Editorial: Toss water on wildfire initiative
Friday, Aug. 30, 2002 | 9:19 a.m.
It's a paradox, but wildfires that kill individual trees are necessary for the long-term health of a forest. Fires allow a forest to regenerate itself and prepare for the next generation of trees and wildlife. Fires in remote, roadless areas of forests are generally started by lightning and often should be allowed to burn out as naturally as they flared up. It's a different proposition, of course, with forested areas near communities. In these areas the most aggressive form of fighting forest fires -- preemptive thinning -- should be a permanent part of forest management.
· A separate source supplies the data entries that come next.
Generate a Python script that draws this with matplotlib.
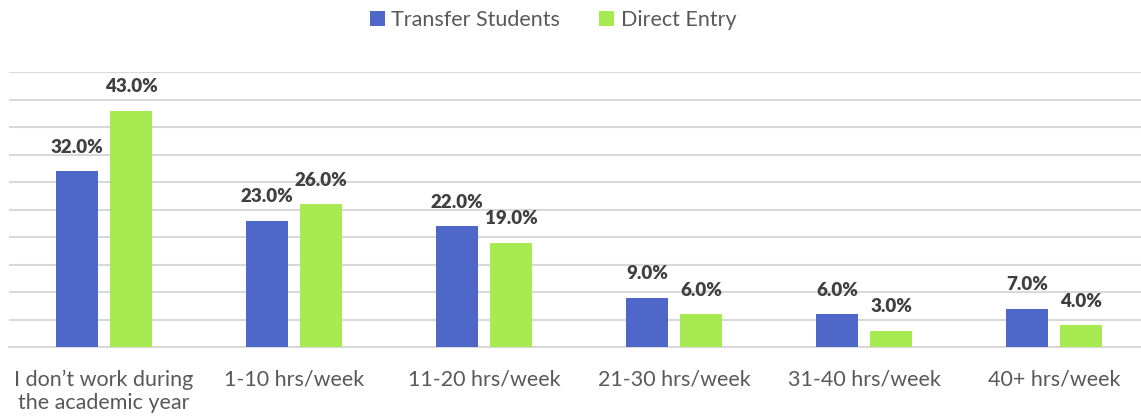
import matplotlib
matplotlib.use("Agg")
import matplotlib.pyplot as plt
import numpy as np

categories = ["I don\u2019t work during\nthe academic year", "1-10 hrs/week", "11-20 hrs/week",
              "21-30 hrs/week", "31-40 hrs/week", "40+ hrs/week"]
transfer = [32.0, 23.0, 22.0, 9.0, 6.0, 7.0]
direct = [43.0, 26.0, 19.0, 6.0, 3.0, 4.0]
series_names = ["Transfer Students", "Direct Entry"]

plt.rcParams['font.family'] = ['Lato', 'DejaVu Sans']

W, H = 1141, 418
fig = plt.figure(figsize=(W/100, H/100), dpi=100)
ax = fig.add_axes([9/W, (H-347)/H, 1140/W, (347-72)/H])

x = np.arange(len(categories))
bw = 0.221
off = 0.142
c_blue = "#4E67C8"
c_green = "#A7EA52"
b1 = ax.bar(x - off, transfer, bw, color=c_blue, label=series_names[0], zorder=3)
b2 = ax.bar(x + off, direct, bw, color=c_green, label=series_names[1], zorder=3)

for bars, vals in ((b1, transfer), (b2, direct)):
    for r, v in zip(bars, vals):
        ax.annotate(f"{v:.1f}%", (r.get_x() + r.get_width()/2, r.get_height()),
                    xytext=(0, 11), textcoords="offset points", ha="center", va="bottom",
                    fontsize=13.5, fontweight="heavy", color="#404040")

ax.set_xlim(-0.5, len(categories) - 0.5)
ax.set_ylim(0, 50)
ax.set_yticks(np.arange(0, 51, 5))
ax.yaxis.grid(True, color="#D9D9D9", linewidth=1.5, zorder=0)
ax.set_axisbelow(True)
ax.tick_params(axis='y', left=False, labelleft=False)
ax.tick_params(axis='x', bottom=False, labelsize=15.5, labelcolor="#595959", pad=13)
ax.set_xticks(x)
ax.set_xticklabels(categories, linespacing=1.2, va="top")
for s in ["top", "right", "left"]:
    ax.spines[s].set_visible(False)
ax.spines["bottom"].set_color("#D9D9D9")
ax.spines["bottom"].set_linewidth(1.5)

fig.legend(handles=[b1, b2], labels=series_names, loc="center", bbox_to_anchor=(553/W, 1 - 20/H),
           ncol=2, frameon=False, fontsize=15.5, labelcolor="#595959", handlelength=0.7,
           handleheight=0.7, handletextpad=0.3, columnspacing=1.8)

fig.savefig("out.png", dpi=100)
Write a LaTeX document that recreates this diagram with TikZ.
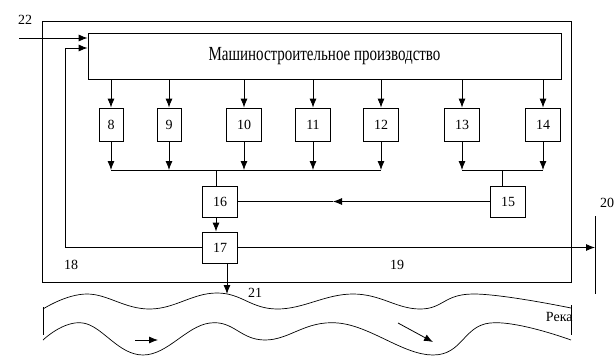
\documentclass[tikz,border=0pt]{standalone}
\usepackage{fontspec}
\setmainfont{Liberation Serif}
\usepackage{tikz}
\usetikzlibrary{arrows.meta}

\newcommand{\narrow}[1]{\scalebox{0.75}[1]{#1}}

\begin{document}
\begin{tikzpicture}
		[x=1pt,y=-1pt,line width=0.8pt,
		every node/.style={font=\fontsize{14}{14}\selectfont,inner sep=0pt},
		blk/.style={draw,minimum width=35pt,minimum height=33pt},
		thin blk/.style={blk,minimum width=24pt},
		flow/.style={-{Latex[length=9pt,width=7pt]}},
		river/.style={line width=0.7pt}]
		\useasboundingbox (0,0) rectangle (615,356);
		% enterprise border
		\draw (42,21) rectangle (571,282);
		\node[draw,minimum width=473pt,minimum height=46pt] (plant) at (324.5,56)
			{\fontsize{20}{20}\selectfont\narrow{Машиностроительное производство}};
		% workshops
		\node[thin blk] (b8) at (111,124.5) {8};
		\node[thin blk] (b9) at (169,124.5) {9};
		\node[blk] (b10) at (244,124.5) {10};
		\node[blk] (b11) at (313,124.5) {11};
		\node[blk] (b12) at (381,124.5) {12};
		\node[blk] (b13) at (462,124.5) {13};
		\node[blk] (b14) at (543,124.5) {14};
		\node[blk,minimum height=31pt] (b15) at (508,201.5) {15};
		\node[blk,minimum height=31pt] (b16) at (220,201.5) {16};
		\node[blk,minimum height=31pt] (b17) at (220,247.5) {17};
		\coordinate (bus1) at (216,170);
		\coordinate (bus2) at (502,170);
		\foreach \n in {8,...,14}
			\draw[flow] (b\n.north |- plant.south) -- (b\n.north);
		\foreach \n in {8,...,12}
			\draw[flow] (b\n.south) -- (b\n.south |- bus1);
		\foreach \n in {13,14}
			\draw[flow] (b\n.south) -- (b\n.south |- bus2);
		\draw (b8.south |- bus1) -- (b12.south |- bus1);
		\draw (b13.south |- bus2) -- (b14.south |- bus2);
		\draw (bus1) -- (bus1 |- b16.north);
		\draw (bus2) -- (bus2 |- b15.north);
		\coordinate (m15) at (333,201.5);
		\draw[flow] (b15.west) -- (m15);
		\draw (m15) -- (b16.east);
		\draw[flow] (bus1 |- b16.south) -- (bus1 |- b17.north);
		% return line 18
		\coordinate (c18) at (65,48);
		\draw[flow] (b17.west) -| (c18) -- (c18 -| plant.west);
		% input 22
		\coordinate (in22) at (19,38);
		\draw[flow] (in22) -- (in22 -| plant.west);
		\node (l22) at (25,20) {22};
		% discharge 19, 20
		\coordinate (t20) at (595,216);
		\coordinate (s20) at (595,294);
		\draw[flow] (b17.east) -- (b17.east -| t20);
		\draw (t20) -- (s20);
		\node (l20) at (607,203) {20};
		\node (l18) at (71,265) {18};
		\node (l19) at (397,265) {19};
		% discharge 21 into river
		\coordinate (c21) at (227,294);
		\draw[flow] (c21 |- b17.south) -- (c21);
		\node (l21) at (255,293) {21};
		% river
		\draw[river] plot[smooth,tension=0.7] coordinates
			{(43,309) (87,294) (150,309) (217,293) (277,309) (353,294) (420,309) (473,294) (571,308)};
		\draw[river] plot[smooth,tension=0.7] coordinates
			{(43,340) (83,323) (143,355) (210,323) (265,340) (338,323) (433,355) (490,323) (571,340)};
		\draw[river] (43,307) -- (43,335);
		\draw[river] (571,305) -- (571,335);
		\coordinate (f1) at (135,340);
		\coordinate (f2) at (158,340);
		\coordinate (f3) at (398,323);
		\coordinate (f4) at (433,342);
		\draw[flow] (f1) -- (f2);
		\draw[flow] (f3) -- (f4);
		\node[anchor=east] (reka) at (573,317) {Река};
\end{tikzpicture}
\end{document}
President Bush's "Healthy Forests Initiative" promotes thinning, but he takes the concept to such an extreme that it might better be known as the "Healthy Profits Initiative" for logging companies. His plan emphasizes the thinning-out of older trees deep in the national forests, as if they were primarily responsible for the threat of devastating fires. Of course, these are the trees that are the most commercially valuable. Bush envisions a win-win situation, starting with the federal government agreeing to virtually negate the regulations governing the logging of such trees. In exchange, the logging companies would employ their crews in forests around communities to clear the brush and smaller trees that have little commercial value.
Members of Congress should read the fire plan developed over the past two years by the Western Governors Association, which prioritizes the thinning of forests near populated areas -- with no relaxation of the regulations protecting the deep forests. This plan would really protect people, while Bush's plan would actually increase the likelihood of forest fires. To thin out the wilderness areas, as he envisions, would require the building of roads, which would provide easy access for the biggest threat of all to forests -- careless people with matches. Additionally, the big, living trees that would be cut are resistant to fires, while the debris left behind, the chips, the branches, the bark, the needles, would become grade-A kindling.
Our national forests are a treasure because of the regulations that have been in place for most of the past century. To exploit the past few years of dryness and high-profile fires to promote a policy of unregulated logging, disguised as "thinning," would be unconscionable.